[Begin THE INPUT]

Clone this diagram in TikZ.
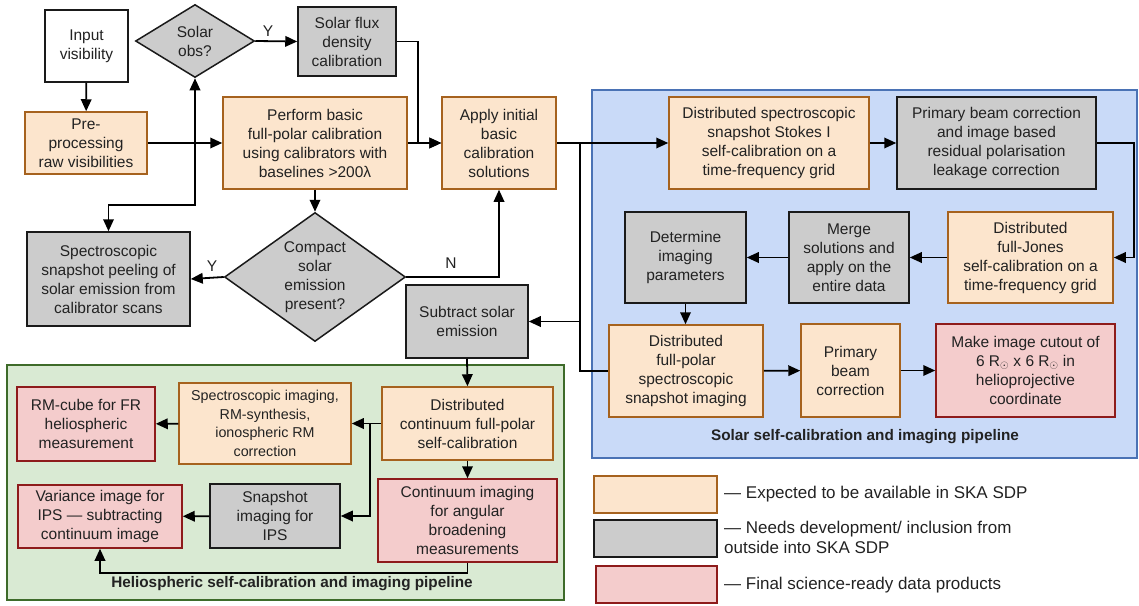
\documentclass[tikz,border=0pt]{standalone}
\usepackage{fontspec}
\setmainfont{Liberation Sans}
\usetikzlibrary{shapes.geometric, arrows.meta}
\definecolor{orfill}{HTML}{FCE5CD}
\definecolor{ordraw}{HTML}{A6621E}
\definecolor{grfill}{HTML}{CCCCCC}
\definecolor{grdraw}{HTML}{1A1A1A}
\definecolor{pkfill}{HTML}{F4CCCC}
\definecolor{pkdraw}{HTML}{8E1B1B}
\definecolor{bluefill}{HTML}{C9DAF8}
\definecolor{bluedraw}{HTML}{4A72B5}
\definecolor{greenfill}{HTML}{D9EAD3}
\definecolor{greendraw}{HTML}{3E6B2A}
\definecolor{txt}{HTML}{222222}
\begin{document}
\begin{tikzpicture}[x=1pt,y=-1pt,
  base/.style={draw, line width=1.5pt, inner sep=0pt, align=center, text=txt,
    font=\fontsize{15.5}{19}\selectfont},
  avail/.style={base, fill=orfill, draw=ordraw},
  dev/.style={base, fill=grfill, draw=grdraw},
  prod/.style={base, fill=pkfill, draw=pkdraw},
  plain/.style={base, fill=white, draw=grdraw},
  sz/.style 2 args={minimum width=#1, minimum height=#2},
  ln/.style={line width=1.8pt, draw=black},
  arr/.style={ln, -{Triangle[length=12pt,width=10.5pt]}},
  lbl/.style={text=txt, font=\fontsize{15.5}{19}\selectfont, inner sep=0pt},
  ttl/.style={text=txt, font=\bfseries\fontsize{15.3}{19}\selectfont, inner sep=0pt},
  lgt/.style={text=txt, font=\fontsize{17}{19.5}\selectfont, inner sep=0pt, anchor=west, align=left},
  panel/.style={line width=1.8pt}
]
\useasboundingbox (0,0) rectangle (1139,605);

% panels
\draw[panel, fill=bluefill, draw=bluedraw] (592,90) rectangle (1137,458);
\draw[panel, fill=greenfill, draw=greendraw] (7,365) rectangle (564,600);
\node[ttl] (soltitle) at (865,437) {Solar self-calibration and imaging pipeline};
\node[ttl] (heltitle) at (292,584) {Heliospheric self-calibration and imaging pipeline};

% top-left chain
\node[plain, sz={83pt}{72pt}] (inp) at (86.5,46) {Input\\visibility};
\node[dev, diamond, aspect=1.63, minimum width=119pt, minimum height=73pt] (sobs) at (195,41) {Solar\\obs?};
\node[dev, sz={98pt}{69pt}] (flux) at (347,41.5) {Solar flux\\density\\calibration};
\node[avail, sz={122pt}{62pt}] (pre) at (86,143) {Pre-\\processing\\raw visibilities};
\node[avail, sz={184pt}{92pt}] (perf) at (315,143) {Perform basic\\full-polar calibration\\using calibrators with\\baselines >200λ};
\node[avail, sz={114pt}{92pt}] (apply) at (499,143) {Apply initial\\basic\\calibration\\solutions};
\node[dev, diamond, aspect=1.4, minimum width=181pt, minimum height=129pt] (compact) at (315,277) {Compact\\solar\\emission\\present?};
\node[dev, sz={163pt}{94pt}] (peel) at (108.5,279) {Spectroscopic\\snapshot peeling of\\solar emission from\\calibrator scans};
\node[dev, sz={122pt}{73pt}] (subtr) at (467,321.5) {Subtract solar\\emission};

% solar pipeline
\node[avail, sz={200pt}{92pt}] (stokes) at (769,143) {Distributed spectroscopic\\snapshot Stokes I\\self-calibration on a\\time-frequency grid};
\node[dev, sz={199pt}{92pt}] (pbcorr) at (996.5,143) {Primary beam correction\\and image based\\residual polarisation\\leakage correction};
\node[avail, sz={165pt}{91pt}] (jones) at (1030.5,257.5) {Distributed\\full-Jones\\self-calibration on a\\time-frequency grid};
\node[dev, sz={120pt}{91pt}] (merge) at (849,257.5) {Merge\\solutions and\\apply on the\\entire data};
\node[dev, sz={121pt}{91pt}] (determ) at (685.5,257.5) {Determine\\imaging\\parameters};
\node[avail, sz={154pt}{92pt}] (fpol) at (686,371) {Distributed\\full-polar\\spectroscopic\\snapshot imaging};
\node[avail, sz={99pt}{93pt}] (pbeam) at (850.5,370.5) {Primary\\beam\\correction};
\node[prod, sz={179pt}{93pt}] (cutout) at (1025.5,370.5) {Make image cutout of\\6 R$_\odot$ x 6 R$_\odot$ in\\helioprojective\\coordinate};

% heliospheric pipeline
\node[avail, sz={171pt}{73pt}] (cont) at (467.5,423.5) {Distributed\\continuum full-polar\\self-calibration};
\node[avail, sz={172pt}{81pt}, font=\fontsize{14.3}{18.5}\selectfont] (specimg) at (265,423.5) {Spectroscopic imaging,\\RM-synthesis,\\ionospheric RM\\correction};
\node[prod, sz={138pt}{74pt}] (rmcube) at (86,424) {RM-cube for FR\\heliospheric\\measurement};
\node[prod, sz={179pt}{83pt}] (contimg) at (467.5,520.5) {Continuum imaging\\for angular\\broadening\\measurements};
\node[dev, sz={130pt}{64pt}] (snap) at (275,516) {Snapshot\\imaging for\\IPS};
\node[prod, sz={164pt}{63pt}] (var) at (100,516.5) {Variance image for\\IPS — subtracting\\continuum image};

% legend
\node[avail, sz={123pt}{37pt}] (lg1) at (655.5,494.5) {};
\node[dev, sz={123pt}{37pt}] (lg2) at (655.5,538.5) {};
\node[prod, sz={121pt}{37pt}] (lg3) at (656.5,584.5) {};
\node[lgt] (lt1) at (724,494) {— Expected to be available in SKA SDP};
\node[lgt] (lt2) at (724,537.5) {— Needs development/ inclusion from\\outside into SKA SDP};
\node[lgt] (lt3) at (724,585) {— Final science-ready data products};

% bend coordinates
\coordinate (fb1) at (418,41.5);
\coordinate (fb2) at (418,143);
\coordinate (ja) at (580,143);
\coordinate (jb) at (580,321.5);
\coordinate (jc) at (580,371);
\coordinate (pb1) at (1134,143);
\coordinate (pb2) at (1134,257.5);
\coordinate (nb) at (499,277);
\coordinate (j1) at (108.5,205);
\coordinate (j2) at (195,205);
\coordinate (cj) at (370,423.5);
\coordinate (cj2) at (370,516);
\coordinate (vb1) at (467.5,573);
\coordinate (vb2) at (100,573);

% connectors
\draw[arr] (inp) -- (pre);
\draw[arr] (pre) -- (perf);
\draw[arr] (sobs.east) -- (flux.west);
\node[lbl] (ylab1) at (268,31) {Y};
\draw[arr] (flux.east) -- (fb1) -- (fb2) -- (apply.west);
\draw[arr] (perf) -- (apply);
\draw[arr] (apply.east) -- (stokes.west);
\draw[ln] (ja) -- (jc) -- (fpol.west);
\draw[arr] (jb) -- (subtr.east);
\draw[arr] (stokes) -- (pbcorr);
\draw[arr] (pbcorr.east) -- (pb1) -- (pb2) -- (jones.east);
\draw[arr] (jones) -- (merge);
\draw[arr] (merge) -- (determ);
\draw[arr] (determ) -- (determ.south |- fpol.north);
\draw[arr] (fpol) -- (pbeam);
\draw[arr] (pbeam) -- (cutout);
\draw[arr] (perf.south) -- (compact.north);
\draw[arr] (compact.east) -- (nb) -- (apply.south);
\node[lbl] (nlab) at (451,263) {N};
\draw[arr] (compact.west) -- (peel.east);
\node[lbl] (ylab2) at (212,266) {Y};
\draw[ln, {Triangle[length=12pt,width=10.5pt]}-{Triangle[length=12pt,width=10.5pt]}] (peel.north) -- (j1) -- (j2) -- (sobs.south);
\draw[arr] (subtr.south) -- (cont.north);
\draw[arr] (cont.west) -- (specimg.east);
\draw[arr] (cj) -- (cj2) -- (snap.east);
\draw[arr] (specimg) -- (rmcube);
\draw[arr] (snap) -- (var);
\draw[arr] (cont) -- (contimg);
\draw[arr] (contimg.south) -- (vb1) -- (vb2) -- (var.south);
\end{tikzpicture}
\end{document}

[End THE INPUT]
[Begin THE INPUT]

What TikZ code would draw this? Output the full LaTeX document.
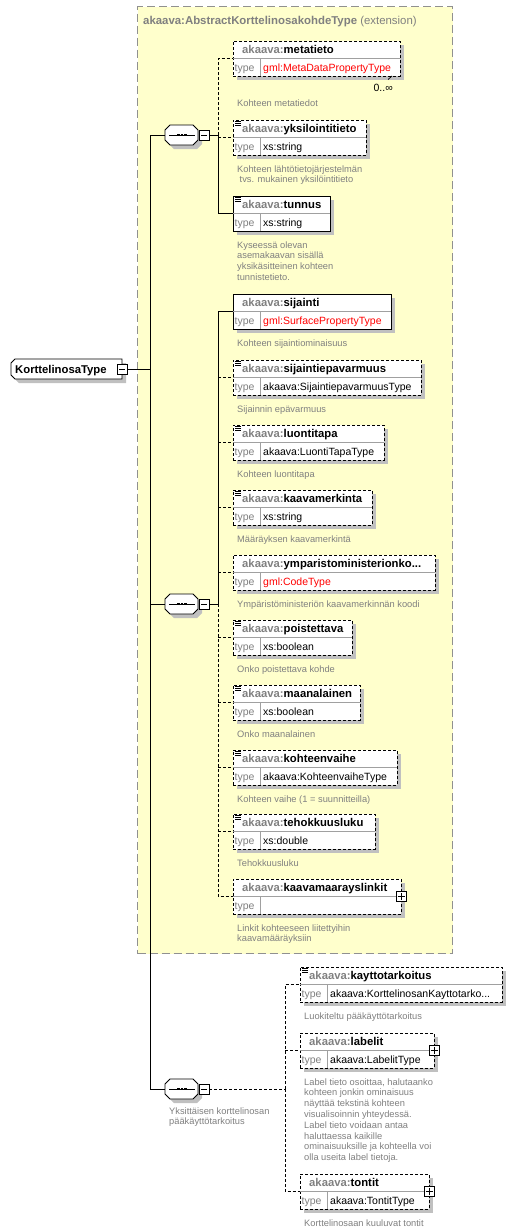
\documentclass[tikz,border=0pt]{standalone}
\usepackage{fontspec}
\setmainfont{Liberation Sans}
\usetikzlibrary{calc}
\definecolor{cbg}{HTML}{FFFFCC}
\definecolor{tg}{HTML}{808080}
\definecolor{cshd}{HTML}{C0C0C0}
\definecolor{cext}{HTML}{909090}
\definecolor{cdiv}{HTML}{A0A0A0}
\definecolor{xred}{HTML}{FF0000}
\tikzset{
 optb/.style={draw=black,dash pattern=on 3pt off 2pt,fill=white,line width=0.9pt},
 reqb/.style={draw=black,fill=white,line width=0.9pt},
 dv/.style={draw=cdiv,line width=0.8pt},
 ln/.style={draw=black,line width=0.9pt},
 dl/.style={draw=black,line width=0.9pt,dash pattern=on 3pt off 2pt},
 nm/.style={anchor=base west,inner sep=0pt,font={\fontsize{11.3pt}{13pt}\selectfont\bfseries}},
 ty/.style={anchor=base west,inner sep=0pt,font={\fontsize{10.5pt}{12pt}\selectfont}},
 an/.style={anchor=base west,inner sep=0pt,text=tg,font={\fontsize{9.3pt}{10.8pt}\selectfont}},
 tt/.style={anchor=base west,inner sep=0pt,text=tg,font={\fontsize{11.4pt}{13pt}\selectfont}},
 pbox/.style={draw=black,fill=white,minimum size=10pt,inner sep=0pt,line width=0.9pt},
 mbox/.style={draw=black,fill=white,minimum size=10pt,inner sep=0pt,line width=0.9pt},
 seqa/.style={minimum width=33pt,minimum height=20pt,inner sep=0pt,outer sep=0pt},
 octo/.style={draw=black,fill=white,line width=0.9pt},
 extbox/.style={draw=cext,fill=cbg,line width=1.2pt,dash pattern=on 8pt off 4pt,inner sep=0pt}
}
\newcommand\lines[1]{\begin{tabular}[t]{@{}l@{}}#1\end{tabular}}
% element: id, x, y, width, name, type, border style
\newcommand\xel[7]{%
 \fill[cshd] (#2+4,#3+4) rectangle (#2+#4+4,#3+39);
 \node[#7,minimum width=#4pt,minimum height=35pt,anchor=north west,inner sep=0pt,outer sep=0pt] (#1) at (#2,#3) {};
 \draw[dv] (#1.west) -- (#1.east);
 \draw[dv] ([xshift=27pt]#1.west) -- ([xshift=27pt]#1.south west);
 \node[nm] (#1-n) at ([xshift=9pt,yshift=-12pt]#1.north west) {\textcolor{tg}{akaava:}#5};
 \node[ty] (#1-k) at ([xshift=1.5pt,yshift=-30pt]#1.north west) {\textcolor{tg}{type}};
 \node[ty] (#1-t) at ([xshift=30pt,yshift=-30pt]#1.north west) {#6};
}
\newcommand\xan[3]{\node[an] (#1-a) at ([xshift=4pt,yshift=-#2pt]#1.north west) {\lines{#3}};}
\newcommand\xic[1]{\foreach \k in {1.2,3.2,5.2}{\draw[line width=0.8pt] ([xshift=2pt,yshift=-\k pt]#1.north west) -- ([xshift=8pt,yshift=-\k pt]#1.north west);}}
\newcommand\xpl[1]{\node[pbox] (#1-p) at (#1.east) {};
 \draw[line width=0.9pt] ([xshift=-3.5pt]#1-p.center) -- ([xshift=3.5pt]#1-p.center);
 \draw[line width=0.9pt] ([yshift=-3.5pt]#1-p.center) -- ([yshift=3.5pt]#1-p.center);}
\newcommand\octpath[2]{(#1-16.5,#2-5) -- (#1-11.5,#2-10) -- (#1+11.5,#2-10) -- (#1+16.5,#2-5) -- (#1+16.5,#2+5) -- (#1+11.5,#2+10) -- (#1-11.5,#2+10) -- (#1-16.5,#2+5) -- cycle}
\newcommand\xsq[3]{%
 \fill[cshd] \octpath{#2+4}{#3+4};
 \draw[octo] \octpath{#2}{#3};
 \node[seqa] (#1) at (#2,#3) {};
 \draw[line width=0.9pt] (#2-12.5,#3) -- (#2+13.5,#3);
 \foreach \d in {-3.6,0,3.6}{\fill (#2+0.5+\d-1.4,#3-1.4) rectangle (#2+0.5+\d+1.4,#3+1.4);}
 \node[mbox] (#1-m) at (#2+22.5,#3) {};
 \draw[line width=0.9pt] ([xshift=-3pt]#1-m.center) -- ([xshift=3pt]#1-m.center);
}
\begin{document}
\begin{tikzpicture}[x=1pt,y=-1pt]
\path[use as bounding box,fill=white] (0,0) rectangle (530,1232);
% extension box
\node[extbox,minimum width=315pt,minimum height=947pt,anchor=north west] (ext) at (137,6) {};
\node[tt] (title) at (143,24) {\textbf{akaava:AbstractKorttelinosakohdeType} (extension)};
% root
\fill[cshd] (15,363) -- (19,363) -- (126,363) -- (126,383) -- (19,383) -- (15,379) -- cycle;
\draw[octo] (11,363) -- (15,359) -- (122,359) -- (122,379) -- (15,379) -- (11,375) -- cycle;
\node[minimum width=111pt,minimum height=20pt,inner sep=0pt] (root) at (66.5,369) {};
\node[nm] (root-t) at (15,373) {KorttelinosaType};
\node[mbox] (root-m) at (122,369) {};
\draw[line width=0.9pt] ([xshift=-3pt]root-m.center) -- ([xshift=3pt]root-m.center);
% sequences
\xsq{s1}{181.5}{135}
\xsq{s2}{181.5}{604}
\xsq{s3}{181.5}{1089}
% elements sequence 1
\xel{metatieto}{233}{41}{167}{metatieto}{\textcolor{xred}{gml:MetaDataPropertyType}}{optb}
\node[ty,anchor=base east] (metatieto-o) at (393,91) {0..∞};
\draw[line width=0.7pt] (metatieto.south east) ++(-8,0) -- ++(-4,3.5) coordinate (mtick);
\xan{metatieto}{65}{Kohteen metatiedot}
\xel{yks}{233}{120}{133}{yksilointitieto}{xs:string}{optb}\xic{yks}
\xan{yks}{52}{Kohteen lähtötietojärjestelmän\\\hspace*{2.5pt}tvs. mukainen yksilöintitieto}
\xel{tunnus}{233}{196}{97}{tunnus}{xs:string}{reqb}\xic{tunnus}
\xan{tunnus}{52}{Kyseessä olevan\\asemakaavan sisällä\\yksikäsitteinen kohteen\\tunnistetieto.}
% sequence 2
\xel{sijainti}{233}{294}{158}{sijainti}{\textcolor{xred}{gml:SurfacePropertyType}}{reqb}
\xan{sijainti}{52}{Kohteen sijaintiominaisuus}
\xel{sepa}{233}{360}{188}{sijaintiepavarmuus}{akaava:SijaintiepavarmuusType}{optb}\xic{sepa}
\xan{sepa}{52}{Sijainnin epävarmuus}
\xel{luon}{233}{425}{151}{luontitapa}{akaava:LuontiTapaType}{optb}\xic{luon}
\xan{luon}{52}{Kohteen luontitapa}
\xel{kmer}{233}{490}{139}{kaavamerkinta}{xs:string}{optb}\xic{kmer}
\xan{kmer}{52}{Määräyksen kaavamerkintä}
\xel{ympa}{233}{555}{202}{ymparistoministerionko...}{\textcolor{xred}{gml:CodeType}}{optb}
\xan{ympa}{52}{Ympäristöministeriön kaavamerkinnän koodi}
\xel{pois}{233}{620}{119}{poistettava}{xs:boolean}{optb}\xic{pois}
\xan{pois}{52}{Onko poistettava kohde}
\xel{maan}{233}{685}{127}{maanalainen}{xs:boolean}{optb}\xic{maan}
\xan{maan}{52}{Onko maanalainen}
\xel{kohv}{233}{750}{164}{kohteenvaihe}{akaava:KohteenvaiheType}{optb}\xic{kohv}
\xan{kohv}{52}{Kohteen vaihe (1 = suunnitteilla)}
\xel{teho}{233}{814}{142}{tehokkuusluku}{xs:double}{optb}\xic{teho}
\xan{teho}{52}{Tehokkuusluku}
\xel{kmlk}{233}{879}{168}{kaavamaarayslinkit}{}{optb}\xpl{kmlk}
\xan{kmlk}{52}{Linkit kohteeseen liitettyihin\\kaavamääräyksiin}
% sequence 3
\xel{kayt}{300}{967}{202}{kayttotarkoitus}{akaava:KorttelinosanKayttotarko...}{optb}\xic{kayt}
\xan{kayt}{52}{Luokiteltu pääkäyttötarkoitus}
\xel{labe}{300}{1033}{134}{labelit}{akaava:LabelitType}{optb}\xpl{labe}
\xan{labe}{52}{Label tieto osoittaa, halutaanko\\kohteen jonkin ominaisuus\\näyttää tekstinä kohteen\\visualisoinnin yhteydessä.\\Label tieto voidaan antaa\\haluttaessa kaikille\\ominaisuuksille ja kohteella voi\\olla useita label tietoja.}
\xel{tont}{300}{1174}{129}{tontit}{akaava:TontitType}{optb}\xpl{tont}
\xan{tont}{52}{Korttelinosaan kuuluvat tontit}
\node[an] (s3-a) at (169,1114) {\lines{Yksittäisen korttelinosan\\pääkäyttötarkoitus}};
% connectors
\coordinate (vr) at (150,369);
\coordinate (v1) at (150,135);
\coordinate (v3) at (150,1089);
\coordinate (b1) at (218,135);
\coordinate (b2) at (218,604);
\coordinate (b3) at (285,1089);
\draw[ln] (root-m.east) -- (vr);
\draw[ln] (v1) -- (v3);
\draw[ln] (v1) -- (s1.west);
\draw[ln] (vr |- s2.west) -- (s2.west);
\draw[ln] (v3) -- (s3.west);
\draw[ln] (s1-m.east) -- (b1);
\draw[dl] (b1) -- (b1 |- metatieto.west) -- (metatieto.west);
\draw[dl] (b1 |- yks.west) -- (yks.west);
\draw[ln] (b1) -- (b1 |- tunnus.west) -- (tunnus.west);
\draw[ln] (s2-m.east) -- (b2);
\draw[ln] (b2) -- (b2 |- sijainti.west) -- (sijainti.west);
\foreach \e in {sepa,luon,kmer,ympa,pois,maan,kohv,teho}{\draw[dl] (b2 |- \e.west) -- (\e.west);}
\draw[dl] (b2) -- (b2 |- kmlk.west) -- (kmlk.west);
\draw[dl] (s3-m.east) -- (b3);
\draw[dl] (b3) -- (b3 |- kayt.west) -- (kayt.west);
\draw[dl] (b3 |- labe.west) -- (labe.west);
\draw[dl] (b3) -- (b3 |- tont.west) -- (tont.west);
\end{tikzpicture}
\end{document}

[End THE INPUT]

» STATED GOAL: Word for word, retype the lines in the entries above that run from the one with "Clone this diagram in TikZ." through the one with "(heltitle) at (292,584)". Both ends count; pictures do not.

» WORKED SOLUTION:
Clone this diagram in TikZ.
\documentclass[tikz,border=0pt]{standalone}
\usepackage{fontspec}
\setmainfont{Liberation Sans}
\usetikzlibrary{shapes.geometric, arrows.meta}
\definecolor{orfill}{HTML}{FCE5CD}
\definecolor{ordraw}{HTML}{A6621E}
\definecolor{grfill}{HTML}{CCCCCC}
\definecolor{grdraw}{HTML}{1A1A1A}
\definecolor{pkfill}{HTML}{F4CCCC}
\definecolor{pkdraw}{HTML}{8E1B1B}
\definecolor{bluefill}{HTML}{C9DAF8}
\definecolor{bluedraw}{HTML}{4A72B5}
\definecolor{greenfill}{HTML}{D9EAD3}
\definecolor{greendraw}{HTML}{3E6B2A}
\definecolor{txt}{HTML}{222222}
\begin{document}
\begin{tikzpicture}[x=1pt,y=-1pt,
  base/.style={draw, line width=1.5pt, inner sep=0pt, align=center, text=txt,
    font=\fontsize{15.5}{19}\selectfont},
  avail/.style={base, fill=orfill, draw=ordraw},
  dev/.style={base, fill=grfill, draw=grdraw},
  prod/.style={base, fill=pkfill, draw=pkdraw},
  plain/.style={base, fill=white, draw=grdraw},
  sz/.style 2 args={minimum width=#1, minimum height=#2},
  ln/.style={line width=1.8pt, draw=black},
  arr/.style={ln, -{Triangle[length=12pt,width=10.5pt]}},
  lbl/.style={text=txt, font=\fontsize{15.5}{19}\selectfont, inner sep=0pt},
  ttl/.style={text=txt, font=\bfseries\fontsize{15.3}{19}\selectfont, inner sep=0pt},
  lgt/.style={text=txt, font=\fontsize{17}{19.5}\selectfont, inner sep=0pt, anchor=west, align=left},
  panel/.style={line width=1.8pt}
]
\useasboundingbox (0,0) rectangle (1139,605);

% panels
\draw[panel, fill=bluefill, draw=bluedraw] (592,90) rectangle (1137,458);
\draw[panel, fill=greenfill, draw=greendraw] (7,365) rectangle (564,600);
\node[ttl] (soltitle) at (865,437) {Solar self-calibration and imaging pipeline};
\node[ttl] (heltitle) at (292,584) {Heliospheric self-calibration and imaging pipeline};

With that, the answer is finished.